== Instruction ==
The lines to extract run from the first line of the material below to the line containing "3.465, 3.36]", both included; leave the pictures behind.
════════
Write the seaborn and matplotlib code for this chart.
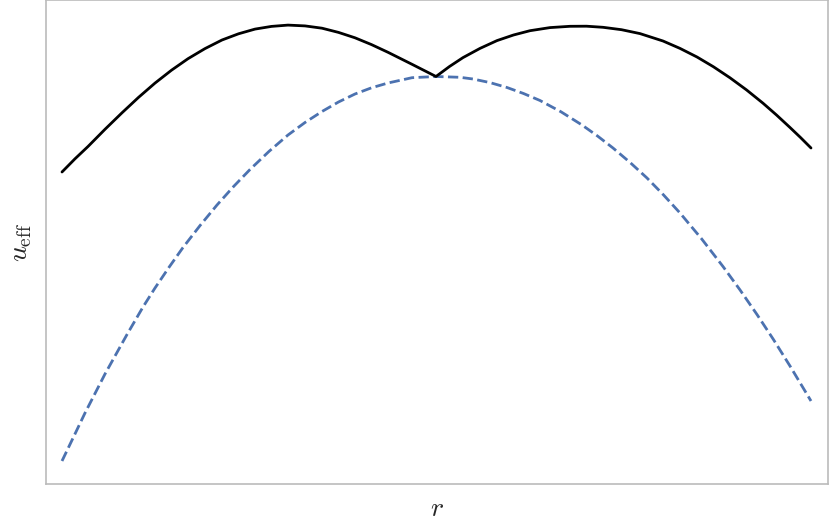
import matplotlib
matplotlib.use("Agg")
import matplotlib.pyplot as plt
import seaborn as sns

# Effective potential (solid, two arcs meeting at a cusp)
r_total = [0.00, 0.13, 0.26, 0.43, 0.60, 0.765, 0.93, 1.095, 1.26, 1.43, 1.60, 1.765,
           1.93, 2.095, 2.26, 2.43, 2.60, 2.765, 2.93, 3.095, 3.26, 3.50, 3.74, 3.875,
           4.01, 4.18, 4.35, 4.515, 4.68, 4.88, 5.08, 5.245, 5.41, 5.595, 5.78, 6.01,
           6.18, 6.35, 6.515, 6.68, 6.845, 7.01, 7.145, 7.28, 7.385, 7.49]
u_total = [3.12, 3.252, 3.375, 3.547, 3.712, 3.866, 4.009, 4.138, 4.253, 4.354, 4.44,
           4.502, 4.549, 4.576, 4.589, 4.581, 4.558, 4.516, 4.462, 4.394, 4.317, 4.197,
           4.075, 4.175, 4.264, 4.356, 4.434, 4.49, 4.533, 4.564, 4.577, 4.578, 4.567,
           4.543, 4.504, 4.43, 4.356, 4.27, 4.172, 4.062, 3.941, 3.808, 3.69, 3.565,
           3.465, 3.36]

# Single-branch potential (dashed)
r_branch = [0.00, 0.12, 0.23, 0.43, 0.65, 0.81, 0.93, 1.07, 1.21, 1.38, 1.55, 1.715,
            1.88, 2.07, 2.26, 2.43, 2.60, 2.765, 2.93, 3.095, 3.26, 3.50, 3.74, 3.98,
            4.11, 4.28, 4.45, 4.615, 4.78, 4.99, 5.20, 5.355, 5.51, 5.68, 5.85, 6.015,
            6.18, 6.395, 6.61, 6.78, 6.95, 7.115, 7.28, 7.49]
u_branch = [0.23, 0.48, 0.71, 1.10, 1.495, 1.77, 1.96, 2.167, 2.365, 2.584, 2.79, 2.974,
            3.145, 3.326, 3.49, 3.615, 3.725, 3.82, 3.90, 3.962, 4.01, 4.063, 4.075,
            4.067, 4.05, 4.014, 3.965, 3.905, 3.835, 3.722, 3.59, 3.48, 3.36, 3.216,
            3.06, 2.891, 2.71, 2.453, 2.175, 1.941, 1.695, 1.444, 1.18, 0.83]

x_label = r"$r$"
y_label = r"$u_{\rm eff}$"

sns.set_style("white")
plt.rcParams["mathtext.fontset"] = "cm"

fig = plt.figure(figsize=(8.30, 5.32), dpi=100)
ax = fig.add_axes([46 / 830, 48 / 532, 782 / 830, 484 / 532])

sns.lineplot(x=r_branch, y=u_branch, ax=ax, color="#4C72B0", lw=2.0,
             linestyle="--", estimator=None, sort=False)
sns.lineplot(x=r_total, y=u_total, ax=ax, color="black", lw=2.0,
             estimator=None, sort=False)

ax.set_xlim(-0.16, 7.66)
ax.set_ylim(0.0, 4.84)
ax.set_xticks([])
ax.set_yticks([])
ax.set_xlabel(x_label, fontsize=20, labelpad=7.5)
ax.set_ylabel(y_label, fontsize=20, labelpad=9)
for s in ax.spines.values():
    s.set_color("#bbbbbb")
    s.set_linewidth(1.2)

fig.savefig("out.png", dpi=100)
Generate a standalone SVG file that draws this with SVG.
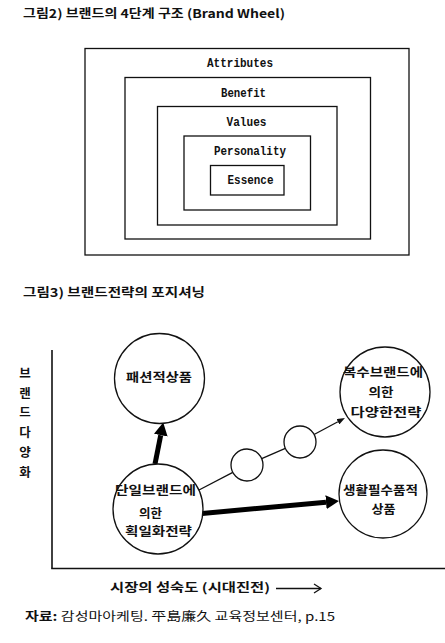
<svg xmlns="http://www.w3.org/2000/svg" width="445" height="643" viewBox="0 0 445 643">
<style>
.bg{fill:#fff}
.box{fill:none;stroke:#111;stroke-width:1.3}
.en{font-family:"Liberation Mono","DejaVu Sans Mono",monospace;font-weight:bold;font-size:13.5px;fill:#111;text-anchor:middle}
.ko{font-family:"Noto Sans CJK KR","Noto Sans",sans-serif;font-weight:bold;font-size:12px;fill:#111}
.kc{font-family:"Noto Sans CJK KR","Noto Sans",sans-serif;font-weight:bold;font-size:12.5px;fill:#111;text-anchor:middle}
.node{fill:#fff;stroke:#111;stroke-width:1.3}
.axis{stroke:#111;stroke-width:1.6;fill:none}
.thick{stroke:#000;stroke-width:5;fill:none}
.thin{stroke:#111;stroke-width:1.3;fill:none}
</style>
<defs>
<marker id="bigHead" markerUnits="userSpaceOnUse" viewBox="0 0 13 14" refX="0" refY="7" markerWidth="13" markerHeight="14" orient="auto">
<path d="M0,0 L13,7 L0,14 z" fill="#000"/>
</marker>
<marker id="smallHead" markerUnits="userSpaceOnUse" viewBox="0 0 8 6" refX="0" refY="3" markerWidth="8" markerHeight="6" orient="auto">
<path d="M0,0 L8,3 L0,6 z" fill="#111"/>
</marker>
</defs>
<rect class="bg" x="0" y="0" width="445" height="643"/>

<text class="ko" x="23" y="18" textLength="262" lengthAdjust="spacingAndGlyphs">그림2) 브랜드의 4단계 구조 (Brand Wheel)</text>

<g id="attributes"><rect class="box" x="85" y="48.5" width="324" height="206.5"/><text class="en" x="240" y="67" textLength="66" lengthAdjust="spacingAndGlyphs">Attributes</text></g>
<g id="benefit"><rect class="box" x="125" y="77.5" width="245.5" height="161.5"/><text class="en" x="243.5" y="96.5" textLength="45" lengthAdjust="spacingAndGlyphs">Benefit</text></g>
<g id="values"><rect class="box" x="157.5" y="106.5" width="179.5" height="118.5"/><text class="en" x="246.5" y="125.5" textLength="40" lengthAdjust="spacingAndGlyphs">Values</text></g>
<g id="personality"><rect class="box" x="184" y="136" width="126.5" height="74"/><text class="en" x="250" y="155" textLength="72" lengthAdjust="spacingAndGlyphs">Personality</text></g>
<g id="essence"><rect class="box" x="210.5" y="165.5" width="73.5" height="29.5"/><text class="en" x="250.5" y="184" textLength="46" lengthAdjust="spacingAndGlyphs">Essence</text></g>

<text class="ko" x="23" y="297" textLength="182" lengthAdjust="spacingAndGlyphs">그림3) 브랜드전략의 포지셔닝</text>

<g id="axes">
<line class="axis" x1="52" y1="350" x2="52" y2="568.5"/>
<line class="axis" x1="51.2" y1="568.5" x2="445" y2="568.5"/>
</g>
<g id="y-label">
<text class="kc" x="25" y="378">브</text>
<text class="kc" x="25" y="398">랜</text>
<text class="kc" x="25" y="417">드</text>
<text class="kc" x="25" y="437">다</text>
<text class="kc" x="25" y="457">양</text>
<text class="kc" x="25" y="477">화</text>
</g>

<g id="connectors">
<line class="thick" x1="155" y1="464" x2="160.7" y2="435.2" marker-end="url(#bigHead)"/>
<line class="thick" x1="202" y1="513.5" x2="326" y2="502.2" marker-end="url(#bigHead)"/>
<line class="thin" x1="199" y1="490" x2="232.8" y2="472.4"/>
<line class="thin" x1="261.7" y1="458.6" x2="285.3" y2="448.4"/>
<line class="thin" x1="314.1" y1="434.5" x2="337.9" y2="421.8" marker-end="url(#smallHead)"/>
</g>

<g id="fashion"><circle class="node" cx="159.5" cy="378.5" r="45"/><text class="kc" x="159" y="382" textLength="66" lengthAdjust="spacingAndGlyphs">패션적상품</text></g>
<g id="multi"><circle class="node" cx="385" cy="392" r="45"/>
<text class="kc" x="383" y="377" textLength="80" lengthAdjust="spacingAndGlyphs">복수브랜드에</text>
<text class="kc" x="381" y="397" textLength="25" lengthAdjust="spacingAndGlyphs">의한</text>
<text class="kc" x="386" y="417" textLength="71" lengthAdjust="spacingAndGlyphs">다양한전략</text></g>
<g id="step1"><circle class="node" cx="247" cy="465" r="16"/></g>
<g id="step2"><circle class="node" cx="300" cy="442" r="16"/></g>
<g id="single"><circle class="node" cx="158" cy="509" r="45"/>
<text class="kc" x="155.5" y="495" textLength="81" lengthAdjust="spacingAndGlyphs">단일브랜드에</text>
<text class="kc" x="150.5" y="518" textLength="23" lengthAdjust="spacingAndGlyphs">의한</text>
<text class="kc" x="158.5" y="536" textLength="67" lengthAdjust="spacingAndGlyphs">획일화전략</text></g>
<g id="necessity"><circle class="node" cx="383" cy="494" r="44"/>
<text class="kc" x="380.5" y="495" textLength="75" lengthAdjust="spacingAndGlyphs">생활필수품적</text>
<text class="kc" x="383.5" y="514" textLength="24" lengthAdjust="spacingAndGlyphs">상품</text></g>

<g id="x-label">
<text class="ko" x="110" y="592" font-weight="normal" textLength="160" lengthAdjust="spacingAndGlyphs">시장의 성숙도 (시대진전)</text>
<line class="thin" x1="276" y1="588.5" x2="321" y2="588.5"/>
<polyline class="thin" points="314,584 321,588.5 314,593"/>
</g>

<text class="ko" x="25" y="621" textLength="310" lengthAdjust="spacingAndGlyphs"><tspan>자료:</tspan><tspan font-weight="normal"> 감성마아케팅. 平島廉久 교육정보센터, p.15</tspan></text>
</svg>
════════
== Solution to this task ==
Write the seaborn and matplotlib code for this chart.
import matplotlib
matplotlib.use("Agg")
import matplotlib.pyplot as plt
import seaborn as sns

# Effective potential (solid, two arcs meeting at a cusp)
r_total = [0.00, 0.13, 0.26, 0.43, 0.60, 0.765, 0.93, 1.095, 1.26, 1.43, 1.60, 1.765,
           1.93, 2.095, 2.26, 2.43, 2.60, 2.765, 2.93, 3.095, 3.26, 3.50, 3.74, 3.875,
           4.01, 4.18, 4.35, 4.515, 4.68, 4.88, 5.08, 5.245, 5.41, 5.595, 5.78, 6.01,
           6.18, 6.35, 6.515, 6.68, 6.845, 7.01, 7.145, 7.28, 7.385, 7.49]
u_total = [3.12, 3.252, 3.375, 3.547, 3.712, 3.866, 4.009, 4.138, 4.253, 4.354, 4.44,
           4.502, 4.549, 4.576, 4.589, 4.581, 4.558, 4.516, 4.462, 4.394, 4.317, 4.197,
           4.075, 4.175, 4.264, 4.356, 4.434, 4.49, 4.533, 4.564, 4.577, 4.578, 4.567,
           4.543, 4.504, 4.43, 4.356, 4.27, 4.172, 4.062, 3.941, 3.808, 3.69, 3.565,
           3.465, 3.36]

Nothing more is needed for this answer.